In April, the New York attorney general, Eric T. Schneiderman, sent a letter to more than a dozen retailers, including Abercrombie & Fitch, Gap, J. C. Penney and Victoria’s Secret, requesting more information about on-call scheduling and questioning whether such practices were legal. In the months since, Abercrombie & Fitch and Victoria’s Secret both announced they would discontinue it.
Mr. Schneiderman praised Gap’s decision in a statement on Wednesday.
“Workers deserve stable and reliable work schedules, and I commend Gap for taking an important step to make their employees’ schedules fairer and more predictable,” he said.
Gap had already begun scaling back the use of on-call shifts after starting a pilot program last year to test alternative scheduling practices. Mr. Schneiderman’s office told Gap last week that it would consider legal action if the retailer did not take steps to end on-call scheduling, according to Eric Soufer, a spokesman for the attorney general’s office.
A recent study by the Economic Policy Institute, a liberal advocacy group, found that the children of parents who worked unpredictable schedules could have inferior cognitive abilities, in areas like verbal communication, and struggle with anxiety and depression.

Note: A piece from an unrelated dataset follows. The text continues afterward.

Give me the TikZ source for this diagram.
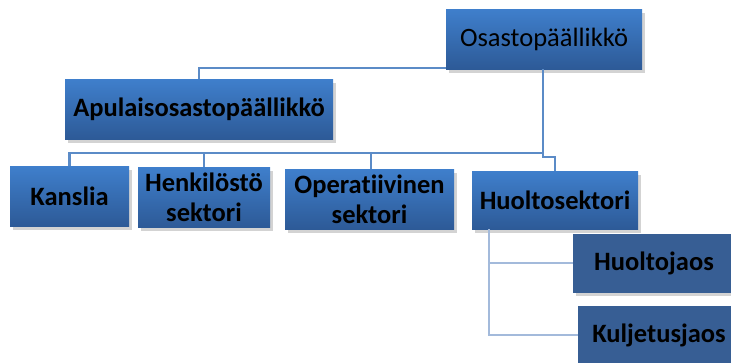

“Parents’ variable schedules require irregular family mealtimes and child bedtimes that interfere with children’s healthy development,” the study said.
Correction: August 28, 2015
An article on Thursday about an agreement by five Gap apparel store brands to stop requiring employees to make themselves available for last-minute shifts misstated when the policy change will become effective. It is the end of next month, not the beginning of next year.